Which, of course, translated to: "I'm not good enough."

That's stupid. I am good enough. I'm going to try. And maybe, just maybe, I'll surprise myself and take some good shots.

When was the last time you told yourself you weren't good enough? Rethink that.

It's hard to put yourself out there, to try and quite possibly fail. I'm in the process of doing that right now with... let's call them... schmob schminterviews. OK, I'll say it: Job interviews.

I don't desperately need a job right now, but I would like one. I figured out during my travels that I prefer having a traditional job over working for myself because I like physically going to an office, being around people and having fairly regular hours. I also thought about what my last job was lacking, and what I really want in my next job:

  • To be constantly challenged.
  • To be creative.
  • To believe in what I'm doing.
  • To have room to grow.

I've decided to look at jobs now rather than wait until my bank account is urgently low and I feel like I need to take any job I can get. I've long made it a priority to ensure that I never feel trapped or forced into anything. Right now, I have the luxury of being able to selectively apply for jobs that I think I'll find challenging and fulfilling. I hope it works out!

I should note here that I wasn't going to write anything about job hunting until I actually landed a job — who wants to look like a failure? — but failure is just a part of the story. Writing only about success reeks of that lack of authenticity I spoke of earlier.
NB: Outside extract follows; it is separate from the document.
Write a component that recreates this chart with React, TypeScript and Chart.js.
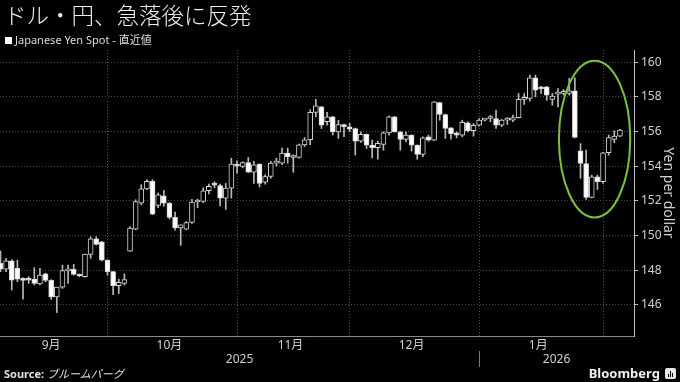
import React, { useEffect, useRef } from 'react';
import { Chart, registerables } from 'chart.js';

Chart.register(...registerables);

// Trading days shown on the chart
const dates = [
  '2025-09-04','2025-09-05','2025-09-08','2025-09-09','2025-09-10','2025-09-11','2025-09-12','2025-09-15','2025-09-16','2025-09-17',
  '2025-09-18','2025-09-19','2025-09-22','2025-09-23','2025-09-24','2025-09-25','2025-09-26','2025-09-29','2025-09-30',
  '2025-10-01','2025-10-02','2025-10-03','2025-10-06','2025-10-07','2025-10-08','2025-10-09','2025-10-10','2025-10-13','2025-10-14',
  '2025-10-15','2025-10-16','2025-10-17','2025-10-20','2025-10-21','2025-10-22','2025-10-23','2025-10-24','2025-10-27','2025-10-28',
  '2025-10-29','2025-10-30','2025-10-31',
  '2025-11-03','2025-11-04','2025-11-05','2025-11-06','2025-11-07','2025-11-10','2025-11-11','2025-11-12','2025-11-13','2025-11-14',
  '2025-11-17','2025-11-18','2025-11-19','2025-11-20','2025-11-21','2025-11-24','2025-11-25','2025-11-26','2025-11-27','2025-11-28',
  '2025-12-01','2025-12-02','2025-12-03','2025-12-04','2025-12-05','2025-12-08','2025-12-09','2025-12-10','2025-12-11','2025-12-12',
  '2025-12-15','2025-12-16','2025-12-17','2025-12-18','2025-12-19','2025-12-22','2025-12-23','2025-12-24','2025-12-25','2025-12-26',
  '2025-12-29','2025-12-30','2025-12-31',
  '2026-01-01','2026-01-02','2026-01-05','2026-01-06','2026-01-07','2026-01-08','2026-01-09','2026-01-12','2026-01-13','2026-01-14',
  '2026-01-15','2026-01-16','2026-01-19','2026-01-20','2026-01-21','2026-01-22','2026-01-23','2026-01-26','2026-01-27','2026-01-28',
  '2026-01-29','2026-01-30',
  '2026-02-02','2026-02-03','2026-02-04','2026-02-05',
];

const opens = [
  148.39,148.06,148.53,148.10,147.52,147.46,147.48,147.21,147.79,147.41,
  146.46,147.02,147.96,148.04,147.75,147.62,148.91,149.80,149.64,148.58,
  147.91,147.10,147.23,149.10,150.36,151.86,152.69,153.12,151.73,152.29,
  151.87,151.04,150.43,150.37,150.75,151.93,151.96,152.58,153.00,152.88,
  152.15,152.73,154.12,153.98,154.20,153.65,154.12,153.08,153.40,154.17,
  154.17,154.75,154.50,154.50,155.23,155.52,157.10,157.42,156.56,156.85,
  155.98,156.40,156.27,156.17,155.44,155.83,155.21,155.06,155.25,155.92,
  156.85,155.98,155.54,155.79,155.21,154.67,155.69,155.50,157.67,156.98,
  156.21,155.92,155.79,156.50,156.04,156.37,156.65,156.75,156.75,156.37,
  156.65,156.65,156.80,157.85,157.90,159.10,158.50,158.58,157.85,158.15,
  158.20,158.19,158.35,154.88,154.15,152.19,153.38,153.10,154.77,155.54,
  155.73,
];
const highs = [
  149.10,148.68,148.60,148.58,147.56,147.62,148.14,148.10,147.83,147.45,
  147.02,148.29,148.29,148.33,147.78,148.93,149.93,149.93,149.66,148.60,
  147.93,147.48,147.79,150.51,152.06,152.93,153.22,153.22,152.45,152.60,
  151.90,151.35,150.62,150.80,152.08,152.10,152.75,152.96,153.10,152.96,
  153.00,154.46,154.30,154.25,154.50,154.27,154.14,153.50,154.27,154.46,
  155.04,155.04,154.65,155.27,155.65,157.25,157.86,157.45,157.10,156.88,
  156.65,156.42,156.46,156.20,155.98,155.86,155.50,155.44,155.98,156.90,
  156.88,156.00,155.98,155.81,155.23,155.69,155.79,157.73,157.69,157.00,
  156.23,155.98,156.65,156.56,156.46,156.75,156.72,156.94,157.23,156.70,
  156.80,156.94,158.19,158.19,159.25,159.25,158.60,158.60,158.19,158.48,
  158.42,159.06,159.10,155.30,154.92,153.48,153.48,154.80,155.79,156.04,
  156.12,
];
const lows = [
  147.91,147.91,146.85,147.33,146.32,147.23,147.14,147.14,147.33,146.32,
  145.55,146.94,147.23,147.71,147.62,147.60,148.68,149.45,148.53,147.71,
  146.59,146.65,147.14,149.08,150.32,151.77,152.64,151.20,151.60,151.68,
  150.95,150.30,149.43,150.33,150.70,151.60,151.90,152.40,152.75,151.70,
  151.50,152.15,153.60,153.90,153.62,153.00,152.80,152.96,153.30,154.00,
  154.08,154.17,153.65,154.46,155.13,155.23,156.85,156.17,156.36,155.80,
  155.60,155.70,155.98,154.64,155.37,155.02,154.48,154.40,154.92,155.79,
  155.96,154.92,155.40,154.87,154.40,154.54,155.44,155.48,156.65,155.60,
  155.56,155.63,155.69,155.98,155.73,156.30,156.60,156.56,156.17,156.27,
  156.40,156.56,156.78,157.56,157.75,158.00,158.19,157.80,157.52,157.42,
  158.10,158.10,155.63,153.30,152.08,152.17,152.65,153.00,154.63,155.35,
  155.70,
];
const closes = [
  148.06,148.53,147.42,147.48,147.41,147.42,147.23,147.71,147.41,146.46,
  147.02,147.98,148.00,147.75,147.66,148.93,149.80,149.49,148.58,147.91,
  147.10,147.29,147.46,150.42,151.96,152.69,153.12,151.23,152.35,151.87,
  151.04,150.43,150.62,150.75,151.93,152.00,152.58,152.83,152.90,152.15,
  152.73,154.12,154.00,154.20,153.65,154.08,153.00,153.40,154.17,154.22,
  154.75,154.54,154.55,155.23,155.52,157.11,157.48,156.36,156.85,155.98,
  156.40,156.27,156.13,155.44,155.83,155.21,155.06,155.31,155.92,156.85,
  155.98,155.54,155.79,155.21,154.67,155.63,155.50,157.71,156.98,156.17,
  155.88,155.79,156.52,156.04,156.35,156.65,156.70,156.80,156.37,156.65,
  156.70,156.80,157.85,157.90,159.10,158.38,158.46,158.10,158.04,158.19,
  158.25,158.35,155.65,154.15,152.19,153.38,153.10,154.77,155.65,155.73,
  156.08,
];

const monthNames = ['1月','2月','3月','4月','5月','6月','7月','8月','9月','10月','11月','12月'];
const yTicks = [146, 148, 150, 152, 154, 156, 158, 160];
const yRange = [144.2, 160.7];
const xRange = [-0.09, 112.5];
// highlighted zone (data units: trading-day index / yen)
const highlight = { centerIndex: 105.5, centerPrice: 155.56, halfDays: 6.33, halfYen: 4.52 };

const titleText = 'ドル・円、急落後に反発';
const legendText = 'Japanese Yen Spot - 直近値';
const axisTitle = 'Yen per dollar';

// ---- derived month / year groupings ----
type Group = { key: string; first: number; idx: number[] };
function groupBy(keyFn: (d: string) => string): Group[] {
  const out: Group[] = [];
  dates.forEach((d, i) => {
    const k = keyFn(d);
    const last = out[out.length - 1];
    if (last && last.key === k) last.idx.push(i);
    else out.push({ key: k, first: i, idx: [i] });
  });
  return out;
}
const months = groupBy((d) => d.slice(0, 7));
const years = groupBy((d) => d.slice(0, 4));
const monthBoundaries = months.slice(1).map((g) => g.first);
const monthLabelTicks = months
  .filter((g) => g.idx.length >= 10)
  .map((g) => ({
    value: g.idx.reduce((a, b) => a + b, 0) / g.idx.length,
    label: monthNames[parseInt(g.key.slice(5, 7), 10) - 1],
  }));
const yearBoundaries = years.slice(1).map((g) => g.first);
const yearLabelTicks = years.map((g, k) => {
  const s = k === 0 ? xRange[0] : g.first;
  const e = k < years.length - 1 ? years[k + 1].first : xRange[1];
  return { value: (s + e) / 2, label: g.key };
});

const FONT = '"Noto Sans", "Noto Sans CJK JP", sans-serif';

export default function App() {
  const ref = useRef<HTMLCanvasElement | null>(null);

  useEffect(() => {
    document.body.style.margin = '0';
    document.body.style.background = '#000';
    const canvas = ref.current;
    if (!canvas) return;

    const ellipsePlugin = {
      id: 'highlightEllipse',
      afterDatasetsDraw(chart: any) {
        const { ctx, scales } = chart;
        const xs = scales.x;
        const ys = scales.y;
        const cx = xs.getPixelForValue(highlight.centerIndex);
        const cy = ys.getPixelForValue(highlight.centerPrice);
        const rx = Math.abs(xs.getPixelForValue(highlight.centerIndex + highlight.halfDays) - cx);
        const ry = Math.abs(ys.getPixelForValue(highlight.centerPrice + highlight.halfYen) - cy);
        ctx.save();
        ctx.strokeStyle = '#7cc242';
        ctx.lineWidth = 2;
        ctx.beginPath();
        ctx.ellipse(cx, cy, rx, ry, 0, 0, Math.PI * 2);
        ctx.stroke();
        ctx.restore();
      },
    };

    const monthTickSet = [
      ...monthBoundaries.map((v) => ({ value: v, label: '' })),
      ...monthLabelTicks,
    ].sort((a, b) => a.value - b.value);
    const yearTickSet = [
      ...yearBoundaries.map((v) => ({ value: v, label: '' })),
      ...yearLabelTicks,
    ].sort((a, b) => a.value - b.value);

    const chart = new Chart(canvas, {
      type: 'bar',
      data: {
        datasets: [
          {
            label: 'body',
            data: dates.map((_, i) => ({ x: i, y: [opens[i], closes[i]] })) as any,
            backgroundColor: dates.map((_, i) => (closes[i] < opens[i] ? '#ffffff' : '#000000')),
            borderColor: '#d4d4d4',
            borderWidth: 1,
            borderSkipped: false,
            barThickness: 5,
            minBarLength: 2,
            grouped: false,
            order: 0,
          } as any,
          {
            label: 'wick',
            data: dates.map((_, i) => ({ x: i, y: [lows[i], highs[i]] })) as any,
            backgroundColor: '#b8b8b8',
            borderWidth: 0,
            barThickness: 1,
            grouped: false,
            order: 1,
          } as any,
        ],
      },
      options: {
        animation: false,
        responsive: false,
        maintainAspectRatio: false,
        layout: { padding: { top: 50, bottom: 16, left: 0, right: 0 } },
        plugins: { legend: { display: false }, tooltip: { enabled: false } },
        scales: {
          x: {
            type: 'linear',
            position: 'bottom',
            offset: false,
            min: xRange[0],
            max: xRange[1],
            afterBuildTicks: (s: any) => {
              s.ticks = monthTickSet.map((t) => ({ value: t.value }));
            },
            afterFit: (s: any) => {
              s.height = 15;
            },
            grid: {
              offset: false,
              color: (c: any) => (c.tick && monthBoundaries.includes(c.tick.value) ? '#505050' : 'rgba(0,0,0,0)'),
              drawTicks: false,
              lineWidth: 1,
            },
            border: { display: true, color: '#8a8a8a', dash: [1, 2] },
            ticks: {
              autoSkip: false,
              maxRotation: 0,
              padding: 2,
              color: '#d0d0d0',
              font: { family: FONT, size: 12 },
              callback: (v: any) => {
                const t = monthTickSet.find((m) => Math.abs(m.value - v) < 1e-6);
                return t ? t.label : '';
              },
            },
          },
          xYear: {
            type: 'linear',
            position: 'bottom',
            offset: false,
            min: xRange[0],
            max: xRange[1],
            afterBuildTicks: (s: any) => {
              s.ticks = yearTickSet.map((t) => ({ value: t.value }));
            },
            afterFit: (s: any) => {
              s.height = 15;
            },
            grid: {
              offset: false,
              drawOnChartArea: false,
              drawTicks: true,
              tickLength: 16,
              color: 'rgba(0,0,0,0)',
              tickColor: (c: any) => (c.tick && yearBoundaries.includes(c.tick.value) ? '#7a7a7a' : 'rgba(0,0,0,0)'),
            },
            border: { display: false },
            ticks: {
              autoSkip: false,
              maxRotation: 0,
              padding: -15,
              color: '#d0d0d0',
              font: { family: FONT, size: 12 },
              callback: (v: any) => {
                const t = yearTickSet.find((m) => Math.abs(m.value - v) < 1e-6);
                return t ? t.label : '';
              },
            },
          },
          y: {
            type: 'linear',
            position: 'right',
            min: yRange[0],
            max: yRange[1],
            afterBuildTicks: (s: any) => {
              s.ticks = yTicks.map((v) => ({ value: v }));
            },
            afterFit: (s: any) => {
              s.width = 46;
            },
            grid: { color: '#4a4a4a', lineWidth: 1, tickLength: 4, tickColor: '#bdbdbd' },
            border: { display: true, color: '#bdbdbd', dash: [1, 2] },
            ticks: { color: '#d0d0d0', padding: 3, font: { family: FONT, size: 12 } },
            title: {
              display: true,
              text: axisTitle,
              color: '#d0d0d0',
              font: { family: FONT, size: 14 },
              padding: { top: 4, bottom: 0 },
            },
          },
        },
      },
      plugins: [ellipsePlugin],
    } as any);

    return () => chart.destroy();
  }, []);

  return (
    <div
      style={{
        position: 'fixed',
        left: 0,
        top: 0,
        width: 680,
        height: 382,
        background: '#000',
        overflow: 'hidden',
        fontFamily: FONT,
      }}
    >
      <canvas ref={ref} width={680} height={382} style={{ position: 'absolute', left: 0, top: 0, width: 680, height: 382 }} />
      <div
        style={{
          position: 'absolute',
          left: 4,
          top: 0,
          fontSize: 22.5,
          lineHeight: '28px',
          color: '#f0f0f0',
          fontWeight: 300,
          fontFamily: '"Noto Sans CJK JP", sans-serif',
          whiteSpace: 'nowrap',
        }}
      >
        {titleText}
      </div>
      <div
        style={{
          position: 'absolute',
          left: 5,
          top: 33,
          fontSize: 11,
          lineHeight: '14px',
          color: '#dcdcdc',
          display: 'flex',
          alignItems: 'center',
          whiteSpace: 'nowrap',
        }}
      >
        <span style={{ display: 'inline-block', width: 7, height: 7, background: '#fff', marginRight: 3 }} />
        <span>{legendText}</span>
      </div>
      <div
        style={{
          position: 'absolute',
          left: 4,
          top: 367,
          fontSize: 11,
          lineHeight: '14px',
          color: '#e0e0e0',
          whiteSpace: 'nowrap',
        }}
      >
        <span style={{ fontWeight: 700 }}>Source: </span>
        <span style={{ fontStyle: 'italic' }}>ブルームバーグ</span>
      </div>
      <div
        style={{
          position: 'absolute',
          right: 4,
          top: 365,
          fontSize: 13,
          lineHeight: '16px',
          color: '#f0f0f0',
          fontWeight: 700,
          display: 'flex',
          alignItems: 'center',
          whiteSpace: 'nowrap',
        }}
      >
        <span>Bloomberg</span>
        <span
          style={{
            display: 'inline-flex',
            alignItems: 'flex-end',
            justifyContent: 'center',
            gap: 1,
            width: 11,
            height: 11,
            marginLeft: 5,
            background: '#e8e8e8',
            borderRadius: 2,
            paddingBottom: 2,
            boxSizing: 'border-box',
          }}
        >
          <span style={{ width: 1, height: 3, background: '#000' }} />
          <span style={{ width: 1, height: 6, background: '#000' }} />
          <span style={{ width: 1, height: 4, background: '#000' }} />
        </span>
      </div>
    </div>
  );
}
That said, let's talk about a little success. Remember when I sprained my ankle in Thailand? I spent about two and a half weeks on crutches, a few more weeks in a brace and a month in physical therapy.

I went from this...

About to leave Thailand! At the Koh Samui airport on May 8. this...
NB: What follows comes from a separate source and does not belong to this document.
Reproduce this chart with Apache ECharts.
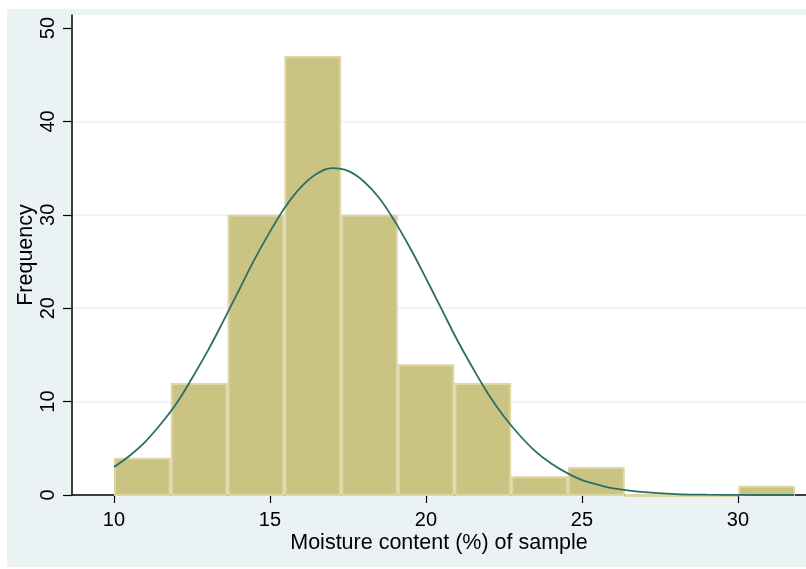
<!DOCTYPE html>
<html>
<head>
<meta charset="utf-8">
<script src="https://cdn.jsdelivr.net/npm/echarts@6/dist/echarts.min.js"></script>
<style>
  html, body { margin: 0; padding: 0; background: #fff; }
  #main { width: 806px; height: 569px; }
</style>
</head>
<body>
<div id="main"></div>
<script>
// histogram bins (moisture %)
const binEdges = [10, 11.82, 13.64, 15.46, 17.28, 19.1, 20.91, 22.73, 24.55, 26.37, 28.19, 30.01, 31.83];
const binCounts = [4, 12, 30, 47, 30, 14, 12, 2, 3, 0, 0, 1];

// normal overlay, read point by point
const curveX = [10, 10.5, 11, 11.5, 12, 12.5, 13, 13.5, 14, 14.5, 15, 15.5, 16, 16.5, 17, 17.5, 18, 18.5, 19, 19.5,
    20, 20.5, 21, 21.5, 22, 22.5, 23, 23.5, 24, 24.5, 25, 25.5, 26, 27, 28, 29, 30, 31, 31.8];
const curveY = [3.0, 4.2, 5.7, 7.6, 9.8, 12.5, 15.4, 18.6, 21.9, 25.2, 28.2, 30.9, 33.0, 34.4, 35.0, 34.7, 33.6, 31.8, 29.3, 26.4,
    23.2, 19.9, 16.6, 13.6, 10.8, 8.4, 6.4, 4.7, 3.4, 2.4, 1.6, 1.1, 0.7, 0.3, 0.1, 0.04, 0.01, 0, 0];

const xTicks = [10, 15, 20, 25, 30];
const yTicks = [0, 10, 20, 30, 40, 50];

const bars = binCounts.map((c, i) => [binEdges[i], binEdges[i + 1], c]);
const curve = curveX.map((x, i) => [x, curveY[i]]);

const font = 'Liberation Sans, Arial, sans-serif';

let chart = echarts.init(document.getElementById('main'));

chart.setOption({
    animation: false,
    backgroundColor: '#fff',
    graphic: [{
        type: 'rect',
        z: -10,
        shape: { x: 7, y: 9, width: 799, height: 558 },
        style: { fill: '#eaf2f3' }
    }],
    grid: {
        left: 72,
        right: 0,
        top: 15,
        bottom: 74,
        outerBoundsMode: 'none',
        containLabel: false,
        show: true,
        backgroundColor: '#fff',
        borderWidth: 0
    },
    xAxis: {
        type: 'value',
        min: 8.654,
        max: 32.18,
        name: 'Moisture content (%) of sample',
        nameLocation: 'middle',
        nameGap: 37,
        nameMoveOverlap: false,
        nameTextStyle: { fontFamily: font, fontSize: 21.5, color: '#000' },
        axisLine: { lineStyle: { color: '#000', width: 1.5 } },
        axisTick: { customValues: xTicks, length: 8, lineStyle: { color: '#000', width: 1.2 } },
        axisLabel: { customValues: xTicks, margin: 15, fontFamily: font, fontSize: 20, color: '#000' },
        splitLine: { show: false }
    },
    yAxis: {
        type: 'value',
        min: 0,
        max: 51.4,
        name: 'Frequency',
        nameLocation: 'middle',
        nameRotate: 90,
        nameGap: 34.5,
        nameMoveOverlap: false,
        nameTextStyle: { fontFamily: font, fontSize: 21.5, color: '#000' },
        axisLine: { show: true, lineStyle: { color: '#000', width: 1.5 } },
        axisTick: { show: true, customValues: yTicks, length: 9, lineStyle: { color: '#000', width: 1.2 } },
        axisLabel: { customValues: yTicks, rotate: 90, margin: 14, fontFamily: font, fontSize: 20, color: '#000' },
        splitLine: { show: true, showMaxLine: false, lineStyle: { color: '#eaf2f3', width: 1.5 } }
    },
    series: [{
        type: 'custom',
        data: bars,
        encode: { x: [0, 1], y: 2 },
        renderItem: (params, api) => {
            let p0 = api.coord([api.value(0), api.value(2)]);
            let p1 = api.coord([api.value(1), 0]);
            return {
                type: 'rect',
                shape: { x: p0[0] + 1, y: p0[1] + 1, width: p1[0] - p0[0] - 2, height: p1[1] - p0[1] - 1 },
                style: { fill: '#cbc381', stroke: '#ddd7a6', lineWidth: 2 }
            };
        }
    }, {
        type: 'line',
        data: curve,
        smooth: 0.4,
        showSymbol: false,
        lineStyle: { color: '#2b6e68', width: 1.8 },
        z: 5
    }]
});
</script>
</body>
</html>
Taking a break from limping around in my brace. In my mom's backyard on May 26. this!

Running like a boss! At Green Lake on July 4.

OK, so I'm not completely recovered yet. I have to do short intervals of running and walking, since my bad ankle can't handle the impact of constant running quite yet, and I still have bouts of soreness and swelling. Right now, for example, the ankle is pissed off because I wore heels to a job interview yesterday. My bad!
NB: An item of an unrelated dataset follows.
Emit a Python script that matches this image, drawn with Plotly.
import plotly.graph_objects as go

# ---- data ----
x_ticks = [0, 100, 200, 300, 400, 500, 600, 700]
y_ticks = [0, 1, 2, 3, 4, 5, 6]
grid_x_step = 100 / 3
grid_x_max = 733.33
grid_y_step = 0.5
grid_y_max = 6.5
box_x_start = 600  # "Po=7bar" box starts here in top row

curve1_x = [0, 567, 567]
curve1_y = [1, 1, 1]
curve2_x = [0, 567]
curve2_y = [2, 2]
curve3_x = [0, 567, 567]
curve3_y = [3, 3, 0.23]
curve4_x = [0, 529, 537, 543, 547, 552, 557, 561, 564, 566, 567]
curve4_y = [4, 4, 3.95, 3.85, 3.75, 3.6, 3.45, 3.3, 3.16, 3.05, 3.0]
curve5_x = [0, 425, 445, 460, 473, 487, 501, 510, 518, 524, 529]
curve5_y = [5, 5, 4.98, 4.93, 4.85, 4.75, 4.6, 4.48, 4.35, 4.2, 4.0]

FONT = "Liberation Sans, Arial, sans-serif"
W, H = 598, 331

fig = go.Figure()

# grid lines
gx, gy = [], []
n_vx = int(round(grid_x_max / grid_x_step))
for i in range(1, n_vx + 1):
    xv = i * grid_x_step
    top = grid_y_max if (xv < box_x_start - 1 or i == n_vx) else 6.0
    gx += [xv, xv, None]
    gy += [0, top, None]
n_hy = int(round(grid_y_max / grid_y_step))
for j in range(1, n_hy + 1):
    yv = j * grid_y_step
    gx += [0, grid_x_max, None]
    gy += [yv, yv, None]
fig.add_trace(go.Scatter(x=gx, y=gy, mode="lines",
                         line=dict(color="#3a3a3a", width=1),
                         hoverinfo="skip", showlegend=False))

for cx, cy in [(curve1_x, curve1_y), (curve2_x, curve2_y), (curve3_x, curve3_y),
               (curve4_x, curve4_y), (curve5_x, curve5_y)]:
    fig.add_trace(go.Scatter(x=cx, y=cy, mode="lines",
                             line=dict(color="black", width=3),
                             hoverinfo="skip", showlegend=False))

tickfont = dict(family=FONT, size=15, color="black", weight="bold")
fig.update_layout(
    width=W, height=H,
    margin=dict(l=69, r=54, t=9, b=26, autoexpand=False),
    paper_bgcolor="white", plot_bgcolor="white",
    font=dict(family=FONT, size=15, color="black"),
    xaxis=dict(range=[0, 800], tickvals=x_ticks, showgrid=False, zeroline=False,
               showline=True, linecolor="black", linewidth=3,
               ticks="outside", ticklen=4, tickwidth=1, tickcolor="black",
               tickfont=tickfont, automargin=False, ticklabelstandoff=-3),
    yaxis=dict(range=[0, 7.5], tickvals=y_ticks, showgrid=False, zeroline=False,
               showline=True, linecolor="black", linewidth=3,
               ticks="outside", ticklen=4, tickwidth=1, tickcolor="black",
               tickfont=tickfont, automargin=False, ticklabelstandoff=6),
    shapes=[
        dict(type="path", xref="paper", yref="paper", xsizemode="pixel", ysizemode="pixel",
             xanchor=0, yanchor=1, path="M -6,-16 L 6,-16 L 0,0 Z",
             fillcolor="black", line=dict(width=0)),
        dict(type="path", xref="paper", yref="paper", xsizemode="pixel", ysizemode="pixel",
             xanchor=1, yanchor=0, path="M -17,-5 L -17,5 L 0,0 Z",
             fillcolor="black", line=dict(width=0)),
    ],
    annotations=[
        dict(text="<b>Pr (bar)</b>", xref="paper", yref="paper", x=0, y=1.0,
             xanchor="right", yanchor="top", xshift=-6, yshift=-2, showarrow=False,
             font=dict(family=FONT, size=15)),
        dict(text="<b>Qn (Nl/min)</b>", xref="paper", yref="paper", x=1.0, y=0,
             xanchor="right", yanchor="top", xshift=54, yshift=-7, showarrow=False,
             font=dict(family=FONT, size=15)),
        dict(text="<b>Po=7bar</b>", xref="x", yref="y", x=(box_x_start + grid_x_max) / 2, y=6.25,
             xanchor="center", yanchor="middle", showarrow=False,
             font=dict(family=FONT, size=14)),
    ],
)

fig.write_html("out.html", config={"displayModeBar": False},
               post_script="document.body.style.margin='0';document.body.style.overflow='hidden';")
Recovering has seemed like a long, tedious process, but I'm just so thankful to be able to walk normally again. Mobility is such a precious gift, and it's important for so many things I hold dear, like running, traveling and feeling independent. I'll always remember what it felt like to have it taken away and appreciate it a lot more.

Let's see... happiness, Portland, Aaron, Hawaii, job interviews, recovery... I think I've covered a lot in this long-overdue life update!

I suppose I'll end with something I learned at the World Domination Summit. Before I wrote this post, I was thinking about how happy I am right now, and sort of basking in that glow of things just feeling right.

And then... I felt a tiny twinge of dread. Things can't be this good for long. What's about to go wrong?

Brené Brown spoke at WDS about vulnerability. She said that most of us are afraid to be vulnerable because our instinct is to close ourselves off, to shield ourselves from rejection, embarrassment and pain. In doing so, though, we also stifle our ability to fully experience joy.

Even though I'm happy now, my gut tells me to prepare myself for something bad to happen. Some may call that pessimism; others, practicality. All I know is that it cuts short my joy, and Brown says that sucks. I do, too.

I'll choose instead to be vulnerable, to open myself up to all possibilities and to hold on to my happiness.